- [Do this] Print the listing in its entirety and exactly, leaving out images.
· · · · · · ·
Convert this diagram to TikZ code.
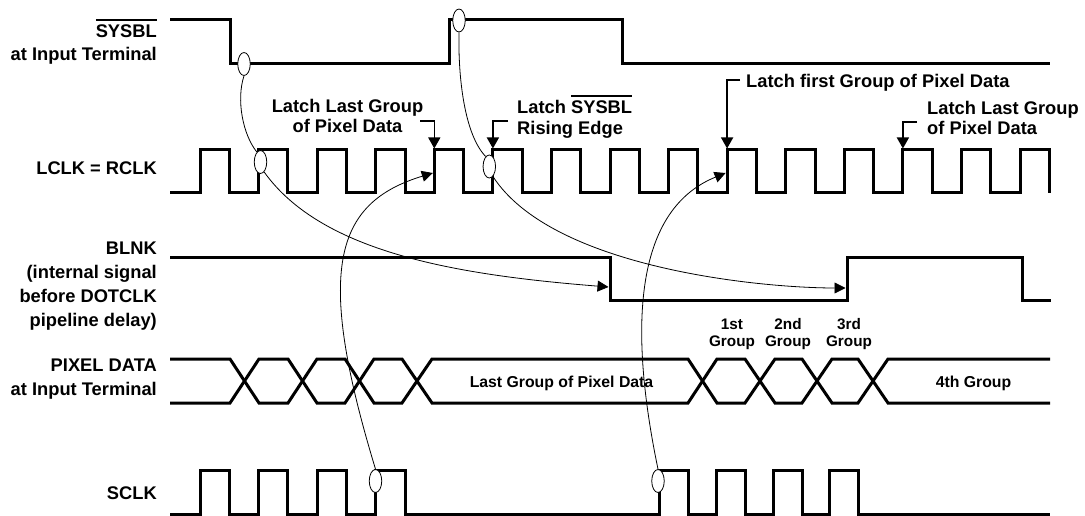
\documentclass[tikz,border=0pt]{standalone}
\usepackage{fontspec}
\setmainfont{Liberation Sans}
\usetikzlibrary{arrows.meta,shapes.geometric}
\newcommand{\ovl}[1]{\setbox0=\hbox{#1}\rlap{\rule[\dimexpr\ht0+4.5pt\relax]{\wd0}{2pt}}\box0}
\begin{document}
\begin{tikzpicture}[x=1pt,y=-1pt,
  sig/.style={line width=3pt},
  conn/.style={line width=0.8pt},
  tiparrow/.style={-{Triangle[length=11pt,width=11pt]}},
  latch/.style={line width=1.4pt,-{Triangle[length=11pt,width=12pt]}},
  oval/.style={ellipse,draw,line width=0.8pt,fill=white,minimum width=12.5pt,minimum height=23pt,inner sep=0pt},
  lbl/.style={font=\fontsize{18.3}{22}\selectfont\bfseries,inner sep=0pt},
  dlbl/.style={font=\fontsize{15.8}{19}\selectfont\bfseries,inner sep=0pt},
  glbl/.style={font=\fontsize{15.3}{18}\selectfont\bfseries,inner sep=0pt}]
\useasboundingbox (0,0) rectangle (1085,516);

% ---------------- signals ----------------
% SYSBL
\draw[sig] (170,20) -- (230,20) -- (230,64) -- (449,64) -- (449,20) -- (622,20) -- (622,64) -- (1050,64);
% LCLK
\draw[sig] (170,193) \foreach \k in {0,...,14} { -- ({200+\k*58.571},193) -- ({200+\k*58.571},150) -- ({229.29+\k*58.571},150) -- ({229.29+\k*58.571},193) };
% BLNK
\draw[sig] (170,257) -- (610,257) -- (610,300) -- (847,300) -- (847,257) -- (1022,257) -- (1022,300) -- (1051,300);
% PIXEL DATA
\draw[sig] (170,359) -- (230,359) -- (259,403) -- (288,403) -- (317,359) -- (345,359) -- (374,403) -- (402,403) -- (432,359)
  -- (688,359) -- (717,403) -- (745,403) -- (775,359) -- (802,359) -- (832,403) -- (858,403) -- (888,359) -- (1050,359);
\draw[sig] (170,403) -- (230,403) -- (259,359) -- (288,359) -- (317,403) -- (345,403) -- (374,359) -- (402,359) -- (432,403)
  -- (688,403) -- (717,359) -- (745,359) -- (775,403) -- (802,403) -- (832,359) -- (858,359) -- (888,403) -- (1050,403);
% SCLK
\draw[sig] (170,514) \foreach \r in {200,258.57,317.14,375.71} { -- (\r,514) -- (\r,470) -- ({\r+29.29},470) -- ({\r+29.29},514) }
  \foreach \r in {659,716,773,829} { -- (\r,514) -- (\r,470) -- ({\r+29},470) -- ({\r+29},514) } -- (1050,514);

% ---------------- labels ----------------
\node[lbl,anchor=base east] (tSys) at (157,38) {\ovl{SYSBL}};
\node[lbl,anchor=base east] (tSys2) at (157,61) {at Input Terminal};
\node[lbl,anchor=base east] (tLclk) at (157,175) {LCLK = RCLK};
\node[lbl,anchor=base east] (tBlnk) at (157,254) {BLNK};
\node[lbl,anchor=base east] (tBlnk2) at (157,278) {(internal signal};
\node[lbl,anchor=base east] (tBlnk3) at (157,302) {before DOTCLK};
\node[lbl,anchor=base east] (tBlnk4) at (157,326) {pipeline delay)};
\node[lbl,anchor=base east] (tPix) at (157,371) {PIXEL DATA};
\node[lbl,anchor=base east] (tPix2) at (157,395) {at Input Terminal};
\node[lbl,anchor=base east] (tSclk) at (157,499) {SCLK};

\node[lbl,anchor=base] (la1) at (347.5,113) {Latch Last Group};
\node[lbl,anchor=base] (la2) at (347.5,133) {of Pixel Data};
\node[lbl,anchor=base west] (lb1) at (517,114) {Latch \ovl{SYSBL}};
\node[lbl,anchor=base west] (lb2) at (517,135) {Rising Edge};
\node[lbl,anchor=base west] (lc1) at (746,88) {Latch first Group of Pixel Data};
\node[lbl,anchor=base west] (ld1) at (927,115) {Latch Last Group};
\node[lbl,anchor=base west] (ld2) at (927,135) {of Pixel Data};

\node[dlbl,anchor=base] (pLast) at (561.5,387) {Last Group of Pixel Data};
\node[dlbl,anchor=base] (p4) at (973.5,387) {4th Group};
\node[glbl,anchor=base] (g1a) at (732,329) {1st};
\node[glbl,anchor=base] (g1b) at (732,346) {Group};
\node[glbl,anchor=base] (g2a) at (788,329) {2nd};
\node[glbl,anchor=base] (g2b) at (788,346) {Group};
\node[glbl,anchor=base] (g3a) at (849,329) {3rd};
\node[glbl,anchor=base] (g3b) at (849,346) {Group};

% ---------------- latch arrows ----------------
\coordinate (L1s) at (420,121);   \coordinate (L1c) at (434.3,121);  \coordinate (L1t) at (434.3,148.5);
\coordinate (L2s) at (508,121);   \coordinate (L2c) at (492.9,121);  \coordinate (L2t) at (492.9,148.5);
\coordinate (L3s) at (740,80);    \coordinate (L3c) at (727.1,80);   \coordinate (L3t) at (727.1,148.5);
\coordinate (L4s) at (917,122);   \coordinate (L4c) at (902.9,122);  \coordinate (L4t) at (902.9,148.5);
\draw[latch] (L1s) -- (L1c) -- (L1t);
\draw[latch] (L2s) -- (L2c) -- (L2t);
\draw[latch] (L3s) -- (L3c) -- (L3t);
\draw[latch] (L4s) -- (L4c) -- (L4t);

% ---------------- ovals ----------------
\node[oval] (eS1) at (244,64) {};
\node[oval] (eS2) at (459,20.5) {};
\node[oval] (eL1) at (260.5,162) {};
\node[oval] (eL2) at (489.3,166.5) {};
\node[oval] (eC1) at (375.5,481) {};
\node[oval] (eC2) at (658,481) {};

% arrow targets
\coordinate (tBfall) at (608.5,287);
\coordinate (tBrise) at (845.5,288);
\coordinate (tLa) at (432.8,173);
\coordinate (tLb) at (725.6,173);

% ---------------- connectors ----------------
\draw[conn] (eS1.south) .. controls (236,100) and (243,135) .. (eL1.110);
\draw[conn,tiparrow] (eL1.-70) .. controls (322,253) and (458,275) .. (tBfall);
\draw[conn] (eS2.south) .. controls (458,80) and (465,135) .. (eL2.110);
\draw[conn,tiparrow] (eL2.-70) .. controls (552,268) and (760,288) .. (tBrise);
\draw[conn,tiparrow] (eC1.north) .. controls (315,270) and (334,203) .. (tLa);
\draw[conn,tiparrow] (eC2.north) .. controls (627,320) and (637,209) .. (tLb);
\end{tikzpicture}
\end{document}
· · · · · · ·
- [The reply]
Convert this diagram to TikZ code.
\documentclass[tikz,border=0pt]{standalone}
\usepackage{fontspec}
\setmainfont{Liberation Sans}
\usetikzlibrary{arrows.meta,shapes.geometric}
\newcommand{\ovl}[1]{\setbox0=\hbox{#1}\rlap{\rule[\dimexpr\ht0+4.5pt\relax]{\wd0}{2pt}}\box0}
\begin{document}
\begin{tikzpicture}[x=1pt,y=-1pt,
  sig/.style={line width=3pt},
  conn/.style={line width=0.8pt},
  tiparrow/.style={-{Triangle[length=11pt,width=11pt]}},
  latch/.style={line width=1.4pt,-{Triangle[length=11pt,width=12pt]}},
  oval/.style={ellipse,draw,line width=0.8pt,fill=white,minimum width=12.5pt,minimum height=23pt,inner sep=0pt},
  lbl/.style={font=\fontsize{18.3}{22}\selectfont\bfseries,inner sep=0pt},
  dlbl/.style={font=\fontsize{15.8}{19}\selectfont\bfseries,inner sep=0pt},
  glbl/.style={font=\fontsize{15.3}{18}\selectfont\bfseries,inner sep=0pt}]
\useasboundingbox (0,0) rectangle (1085,516);

% ---------------- signals ----------------
% SYSBL
\draw[sig] (170,20) -- (230,20) -- (230,64) -- (449,64) -- (449,20) -- (622,20) -- (622,64) -- (1050,64);
% LCLK
\draw[sig] (170,193) \foreach \k in {0,...,14} { -- ({200+\k*58.571},193) -- ({200+\k*58.571},150) -- ({229.29+\k*58.571},150) -- ({229.29+\k*58.571},193) };
% BLNK
\draw[sig] (170,257) -- (610,257) -- (610,300) -- (847,300) -- (847,257) -- (1022,257) -- (1022,300) -- (1051,300);
% PIXEL DATA
\draw[sig] (170,359) -- (230,359) -- (259,403) -- (288,403) -- (317,359) -- (345,359) -- (374,403) -- (402,403) -- (432,359)
  -- (688,359) -- (717,403) -- (745,403) -- (775,359) -- (802,359) -- (832,403) -- (858,403) -- (888,359) -- (1050,359);
\draw[sig] (170,403) -- (230,403) -- (259,359) -- (288,359) -- (317,403) -- (345,403) -- (374,359) -- (402,359) -- (432,403)
  -- (688,403) -- (717,359) -- (745,359) -- (775,403) -- (802,403) -- (832,359) -- (858,359) -- (888,403) -- (1050,403);
% SCLK
\draw[sig] (170,514) \foreach \r in {200,258.57,317.14,375.71} { -- (\r,514) -- (\r,470) -- ({\r+29.29},470) -- ({\r+29.29},514) }
  \foreach \r in {659,716,773,829} { -- (\r,514) -- (\r,470) -- ({\r+29},470) -- ({\r+29},514) } -- (1050,514);

% ---------------- labels ----------------
\node[lbl,anchor=base east] (tSys) at (157,38) {\ovl{SYSBL}};
\node[lbl,anchor=base east] (tSys2) at (157,61) {at Input Terminal};
\node[lbl,anchor=base east] (tLclk) at (157,175) {LCLK = RCLK};
\node[lbl,anchor=base east] (tBlnk) at (157,254) {BLNK};
\node[lbl,anchor=base east] (tBlnk2) at (157,278) {(internal signal};
\node[lbl,anchor=base east] (tBlnk3) at (157,302) {before DOTCLK};
\node[lbl,anchor=base east] (tBlnk4) at (157,326) {pipeline delay)};
\node[lbl,anchor=base east] (tPix) at (157,371) {PIXEL DATA};
\node[lbl,anchor=base east] (tPix2) at (157,395) {at Input Terminal};
\node[lbl,anchor=base east] (tSclk) at (157,499) {SCLK};

\node[lbl,anchor=base] (la1) at (347.5,113) {Latch Last Group};
\node[lbl,anchor=base] (la2) at (347.5,133) {of Pixel Data};
\node[lbl,anchor=base west] (lb1) at (517,114) {Latch \ovl{SYSBL}};
\node[lbl,anchor=base west] (lb2) at (517,135) {Rising Edge};
\node[lbl,anchor=base west] (lc1) at (746,88) {Latch first Group of Pixel Data};
\node[lbl,anchor=base west] (ld1) at (927,115) {Latch Last Group};
\node[lbl,anchor=base west] (ld2) at (927,135) {of Pixel Data};

\node[dlbl,anchor=base] (pLast) at (561.5,387) {Last Group of Pixel Data};
\node[dlbl,anchor=base] (p4) at (973.5,387) {4th Group};
\node[glbl,anchor=base] (g1a) at (732,329) {1st};
\node[glbl,anchor=base] (g1b) at (732,346) {Group};
\node[glbl,anchor=base] (g2a) at (788,329) {2nd};
\node[glbl,anchor=base] (g2b) at (788,346) {Group};
\node[glbl,anchor=base] (g3a) at (849,329) {3rd};
\node[glbl,anchor=base] (g3b) at (849,346) {Group};

% ---------------- latch arrows ----------------
\coordinate (L1s) at (420,121);   \coordinate (L1c) at (434.3,121);  \coordinate (L1t) at (434.3,148.5);
\coordinate (L2s) at (508,121);   \coordinate (L2c) at (492.9,121);  \coordinate (L2t) at (492.9,148.5);
\coordinate (L3s) at (740,80);    \coordinate (L3c) at (727.1,80);   \coordinate (L3t) at (727.1,148.5);
\coordinate (L4s) at (917,122);   \coordinate (L4c) at (902.9,122);  \coordinate (L4t) at (902.9,148.5);
\draw[latch] (L1s) -- (L1c) -- (L1t);
\draw[latch] (L2s) -- (L2c) -- (L2t);
\draw[latch] (L3s) -- (L3c) -- (L3t);
\draw[latch] (L4s) -- (L4c) -- (L4t);

% ---------------- ovals ----------------
\node[oval] (eS1) at (244,64) {};
\node[oval] (eS2) at (459,20.5) {};
\node[oval] (eL1) at (260.5,162) {};
\node[oval] (eL2) at (489.3,166.5) {};
\node[oval] (eC1) at (375.5,481) {};
\node[oval] (eC2) at (658,481) {};

% arrow targets
\coordinate (tBfall) at (608.5,287);
\coordinate (tBrise) at (845.5,288);
\coordinate (tLa) at (432.8,173);
\coordinate (tLb) at (725.6,173);

% ---------------- connectors ----------------
\draw[conn] (eS1.south) .. controls (236,100) and (243,135) .. (eL1.110);
\draw[conn,tiparrow] (eL1.-70) .. controls (322,253) and (458,275) .. (tBfall);
\draw[conn] (eS2.south) .. controls (458,80) and (465,135) .. (eL2.110);
\draw[conn,tiparrow] (eL2.-70) .. controls (552,268) and (760,288) .. (tBrise);
\draw[conn,tiparrow] (eC1.north) .. controls (315,270) and (334,203) .. (tLa);
\draw[conn,tiparrow] (eC2.north) .. controls (627,320) and (637,209) .. (tLb);
\end{tikzpicture}
\end{document}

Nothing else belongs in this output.